Longer fixed rate mortgages are very attractive
Despite the base rate remaining low following the Monetary Policy Committee's decision to maintain it at 0.5 per cent for the 34th consecutive month,
mortgage rates are on the up.
According to independent mortgage adviser John Charcol, the cost of tracker mortgages and, to a lesser extent, short term fixed rate deals has risen in the last few months as a result of uncertainty in the Eurozone.
Some trackers have increased by as much as one per cent as lenders' funding increases in cost, he explained.
However, he suggested that as the base rate looks set to continue at 0.5 per cent for some time, those looking for mortgages could get a great low rate deal if they fix for five or more years.

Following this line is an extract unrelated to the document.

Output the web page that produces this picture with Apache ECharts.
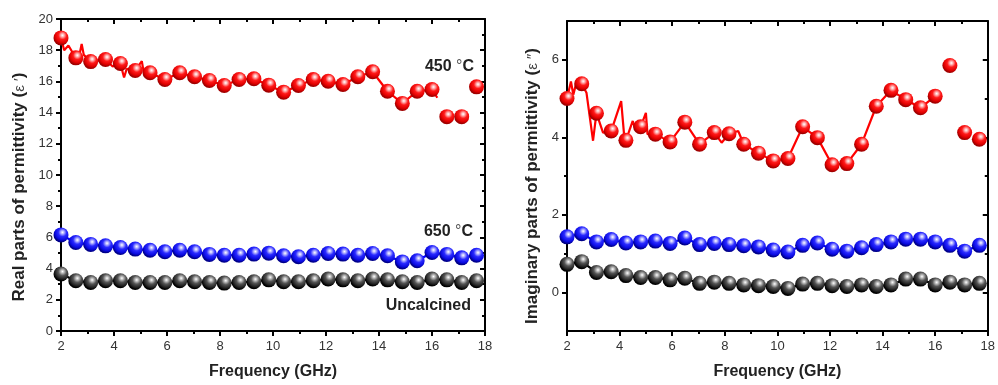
<!DOCTYPE html>
<html>
<head>
<meta charset="utf-8">
<script src="https://cdn.jsdelivr.net/npm/echarts@6/dist/echarts.min.js"></script>
<style>
html,body{margin:0;padding:0;background:#fff;}
#c{width:998px;height:385px;}
</style>
</head>
<body>
<div id="c"></div>
<script>
// ---- data ----
const freq = [2.00, 2.56, 3.12, 3.68, 4.24, 4.80, 5.36, 5.92, 6.48, 7.04, 7.60, 8.16, 8.72, 9.28, 9.84, 10.40, 10.96, 11.52, 12.08, 12.64, 13.20, 13.76, 14.32, 14.88, 15.44, 16.00, 16.56, 17.12, 17.68];

const real450 = [18.79, 17.51, 17.27, 17.40, 17.15, 16.70, 16.55, 16.12, 16.55, 16.30, 16.06, 15.74, 16.12, 16.17, 15.76, 15.31, 15.74, 16.12, 16.01, 15.80, 16.30, 16.62, 15.37, 14.59, 15.37, 15.48, 13.74, 13.74, 15.65];
const real650 = [6.16, 5.67, 5.55, 5.46, 5.35, 5.25, 5.18, 5.08, 5.18, 5.08, 4.91, 4.86, 4.86, 4.93, 4.99, 4.82, 4.76, 4.86, 4.97, 4.93, 4.86, 4.97, 4.82, 4.43, 4.50, 5.03, 4.91, 4.69, 4.86];
const realUnc = [3.65, 3.22, 3.11, 3.22, 3.22, 3.11, 3.11, 3.11, 3.22, 3.16, 3.11, 3.07, 3.11, 3.16, 3.28, 3.16, 3.16, 3.22, 3.33, 3.28, 3.22, 3.33, 3.28, 3.16, 3.11, 3.33, 3.28, 3.11, 3.22];

const imag450 = [5.00, 5.38, 4.62, 4.16, 3.92, 4.27, 4.08, 3.88, 4.39, 3.82, 4.12, 4.09, 3.82, 3.59, 3.39, 3.45, 4.27, 3.99, 3.29, 3.32, 3.82, 4.80, 5.21, 4.97, 4.76, 5.06, 5.85, 4.12, 3.95];
const imag650 = [1.43, 1.51, 1.30, 1.36, 1.27, 1.30, 1.32, 1.26, 1.40, 1.23, 1.26, 1.23, 1.20, 1.17, 1.09, 1.04, 1.21, 1.27, 1.11, 1.06, 1.15, 1.23, 1.30, 1.37, 1.37, 1.30, 1.21, 1.06, 1.21];
const imagUnc = [0.72, 0.79, 0.51, 0.53, 0.43, 0.38, 0.38, 0.32, 0.36, 0.23, 0.26, 0.23, 0.19, 0.17, 0.15, 0.10, 0.21, 0.23, 0.17, 0.15, 0.19, 0.15, 0.19, 0.34, 0.34, 0.19, 0.26, 0.19, 0.23];

// measured traces (line only) for 450 °C, with extra wiggle points between markers
const real450TraceX = [2.00, 2.12, 2.28, 2.42, 2.56, 2.72, 2.78, 2.86, 3.12, 3.68, 3.95, 4.24, 4.38, 4.48, 4.80, 5.05, 5.12, 5.36, 5.92, 6.48, 7.04, 7.60, 8.16, 8.72, 9.28, 9.84, 10.40, 10.96, 11.52, 12.08, 12.64, 13.20, 13.76, 14.32, 14.88, 15.44, 16.00, 16.20];
const real450TraceY = [18.79, 18.00, 18.30, 17.90, 17.51, 17.90, 18.40, 17.70, 17.27, 17.40, 16.95, 17.15, 16.25, 16.80, 16.70, 17.30, 16.60, 16.55, 16.12, 16.55, 16.30, 16.06, 15.74, 16.12, 16.17, 15.76, 15.31, 15.74, 16.12, 16.01, 15.80, 16.30, 16.62, 15.37, 14.59, 15.37, 15.48, 14.95];

const imag450TraceX = [2.00, 2.15, 2.24, 2.34, 2.56, 2.74, 2.99, 3.12, 3.37, 3.68, 4.06, 4.18, 4.24, 4.50, 4.60, 4.80, 5.00, 5.06, 5.36, 5.92, 6.48, 7.04, 7.60, 7.88, 8.16, 8.51, 8.72, 9.28, 9.84, 10.40, 10.96, 11.52, 12.08, 12.64, 13.20, 13.76, 14.32, 14.88, 15.44, 16.00];
const imag450TraceY = [5.00, 5.44, 5.10, 5.36, 5.38, 5.15, 3.91, 4.62, 4.12, 4.16, 4.93, 3.99, 3.92, 4.42, 4.20, 4.27, 4.63, 4.08, 4.08, 3.88, 4.39, 3.82, 4.12, 3.86, 4.09, 4.16, 3.82, 3.59, 3.39, 3.45, 4.27, 3.99, 3.29, 3.32, 3.82, 4.80, 5.21, 4.97, 4.76, 5.06];

const xTickLabels = [2, 4, 6, 8, 10, 12, 14, 16, 18];
const realTickLabels = [0, 2, 4, 6, 8, 10, 12, 14, 16, 18, 20];
const imagTickLabels = [0, 2, 4, 6];
const imagMinorTicks = [1, 3, 5];

const labelFont = {fontFamily: 'Liberation Sans, Arial, sans-serif', fontSize: 13, color: '#333'};
const titleFont = 'Liberation Sans, Arial, sans-serif';

function ball(c0, c1, c2, c3) {
  return {type: 'radial', x: 0.6, y: 0.33, r: 0.62,
    colorStops: [{offset: 0, color: '#ffffff'}, {offset: 0.18, color: c0}, {offset: 0.45, color: c1}, {offset: 0.8, color: c2}, {offset: 1, color: c3}]};
}
const redBall = ball('#ffb0b0', '#ff1a1a', '#e00000', '#a00000');
const blueBall = ball('#b0b0ff', '#2a2aff', '#0a0ae0', '#00008a');
const blackBall = ball('#bbbbbb', '#555555', '#222222', '#000000');

function zip(xs, ys) { return xs.map((x, i) => [x, ys[i]]); }

function lineSeries(xs, ys, color, xi, yi) {
  return {type: 'line', xAxisIndex: xi, yAxisIndex: yi, data: zip(xs, ys), showSymbol: false,
    lineStyle: {color: color, width: 2.2}, z: 2, silent: true, animation: false};
}
function ballSeries(ys, grad, xi, yi) {
  return {type: 'scatter', xAxisIndex: xi, yAxisIndex: yi, data: zip(freq, ys), symbol: 'circle', symbolSize: 15,
    itemStyle: {color: grad, opacity: 1}, z: 3, silent: true, animation: false};
}

const axisLine = {show: true, onZero: false, lineStyle: {color: '#000', width: 2}};

function xAxes(grid) {
  return [
    {type: 'value', gridIndex: grid, position: 'bottom', min: 2, max: 18, interval: 2,
      axisLine: axisLine, axisTick: {show: true, inside: false, length: 5, lineStyle: {color: '#000', width: 2}},
      minorTick: {show: true, splitNumber: 2, length: 3, lineStyle: {color: '#000', width: 2}},
      axisLabel: Object.assign({margin: 9, customValues: xTickLabels}, labelFont),
      splitLine: {show: false},
      name: 'Frequency (GHz)', nameLocation: 'middle', nameGap: 33,
      nameTextStyle: {fontFamily: titleFont, fontWeight: 'bold', fontSize: 16, color: '#222'}},
    {type: 'value', gridIndex: grid, position: 'top', min: 2, max: 18, interval: 2,
      axisLine: axisLine, axisTick: {show: true, inside: true, length: 5, lineStyle: {color: '#000', width: 2}},
      minorTick: {show: true, splitNumber: 2, length: 3, lineStyle: {color: '#000', width: 2}},
      axisLabel: {show: false}, splitLine: {show: false}}
  ];
}

const titleRich = {
  b: {fontFamily: titleFont, fontWeight: 'bold', fontSize: 17, color: '#222'},
  e: {fontFamily: titleFont, fontWeight: 'normal', fontSize: 15, color: '#444'}
};

const option = {
  animation: false,
  backgroundColor: '#fff',
  grid: [
    {left: 61, top: 19, width: 424, height: 313},
    {left: 567, top: 21, width: 425, height: 313}
  ],
  xAxis: [].concat(xAxes(0), xAxes(1)),
  yAxis: [
    {type: 'value', gridIndex: 0, position: 'left', min: 0, max: 20, interval: 2,
      axisLine: axisLine, axisTick: {show: true, inside: false, length: 5, lineStyle: {color: '#000', width: 2}},
      minorTick: {show: true, splitNumber: 2, length: 3, lineStyle: {color: '#000', width: 2}},
      axisLabel: Object.assign({margin: 8, customValues: realTickLabels}, labelFont),
      splitLine: {show: false},
      name: '{b|Real parts of permittivity (}{e|ε ′}{b|)}', nameLocation: 'middle', nameGap: 33,
      nameTextStyle: {rich: titleRich, padding: [0, 24, 0, 0]}},
    {type: 'value', gridIndex: 0, position: 'right', min: 0, max: 20, interval: 2,
      axisLine: axisLine, axisTick: {show: true, inside: true, length: 5, lineStyle: {color: '#000', width: 2}},
      minorTick: {show: true, splitNumber: 2, length: 3, lineStyle: {color: '#000', width: 2}},
      axisLabel: {show: false}, splitLine: {show: false}},
    {type: 'value', gridIndex: 1, position: 'left', min: -1, max: 7,
      axisLine: axisLine,
      axisTick: {show: true, inside: false, length: 5, customValues: imagTickLabels, lineStyle: {color: '#000', width: 2}},
      axisLabel: Object.assign({margin: 8, customValues: imagTickLabels}, labelFont),
      splitLine: {show: false},
      name: '{b|Imaginary parts of permittivity (}{e|ε ″}{b|)}', nameLocation: 'middle', nameGap: 26,
      nameTextStyle: {rich: titleRich, padding: [0, 20, 0, 0]}},
    {type: 'value', gridIndex: 1, position: 'left', offset: 0, min: -1, max: 7,
      axisLine: {show: false},
      axisTick: {show: true, inside: false, length: 3, customValues: imagMinorTicks, lineStyle: {color: '#000', width: 2}},
      axisLabel: {show: false}, splitLine: {show: false}},
    {type: 'value', gridIndex: 1, position: 'right', min: -1, max: 7,
      axisLine: axisLine,
      axisTick: {show: true, inside: true, length: 5, customValues: imagTickLabels, lineStyle: {color: '#000', width: 2}},
      axisLabel: {show: false}, splitLine: {show: false}},
    {type: 'value', gridIndex: 1, position: 'right', offset: 0, min: -1, max: 7,
      axisLine: {show: false},
      axisTick: {show: true, inside: true, length: 3, customValues: imagMinorTicks, lineStyle: {color: '#000', width: 2}},
      axisLabel: {show: false}, splitLine: {show: false}}
  ],
  series: [
    lineSeries(freq, realUnc, '#000', 0, 0),
    lineSeries(freq, real650, '#0000ff', 0, 0),
    lineSeries(real450TraceX, real450TraceY, '#ff0000', 0, 0),
    ballSeries(realUnc, blackBall, 0, 0),
    ballSeries(real650, blueBall, 0, 0),
    ballSeries(real450, redBall, 0, 0),
    lineSeries(freq, imagUnc, '#000', 2, 2),
    lineSeries(freq, imag650, '#0000ff', 2, 2),
    lineSeries(imag450TraceX, imag450TraceY, '#ff0000', 2, 2),
    ballSeries(imagUnc, blackBall, 2, 2),
    ballSeries(imag650, blueBall, 2, 2),
    ballSeries(imag450, redBall, 2, 2)
  ],
  graphic: [
    {type: 'text', right: 998 - 474, top: 59, style: {text: '{b|450 }{d|°}{b|C}', rich: {
      b: {fontFamily: titleFont, fontWeight: 'bold', fontSize: 16, fill: '#222'},
      d: {fontFamily: titleFont, fontWeight: 'normal', fontSize: 16, fill: '#555'}}}},
    {type: 'text', right: 998 - 473, top: 224, style: {text: '{b|650 }{d|°}{b|C}', rich: {
      b: {fontFamily: titleFont, fontWeight: 'bold', fontSize: 16, fill: '#222'},
      d: {fontFamily: titleFont, fontWeight: 'normal', fontSize: 16, fill: '#555'}}}},
    {type: 'text', right: 998 - 471, top: 298, style: {text: 'Uncalcined',
      fontFamily: titleFont, fontWeight: 'bold', fontSize: 16, fill: '#222'}}
  ]
};

const chart = echarts.init(document.getElementById('c'), null, {renderer: 'canvas'});
chart.setOption(option);
</script>
</body>
</html>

"With the fall to new all time lows in gilt yields and swap rates, the cost of five-year fixed rate mortgages has actually fallen over the last six months, with rates starting in the region of 3.5 per cent," Mr Charcol said.
"Thus, despite the outlook for bank rate remaining very benign for several years, five-year fixed rates look attractive for borrowers."
Catherine Hearnden, director at MyMortgageDirect, agreed that there are still some good mortgage deals to be had.
However, she explained that in the majority of cases, these are only available to those who can afford a larger deposit.
People should also be careful to think hard about what they will be able to afford on a monthly basis so that they do not overstretch themselves with a mortgage they cannot afford to repay, especially if their circumstances change.
A lot of the ups and downs on the housing market are to do with perception and confidence, with many people not moving because they feel uncertain about the future and until this changes property is likely to be in a lull.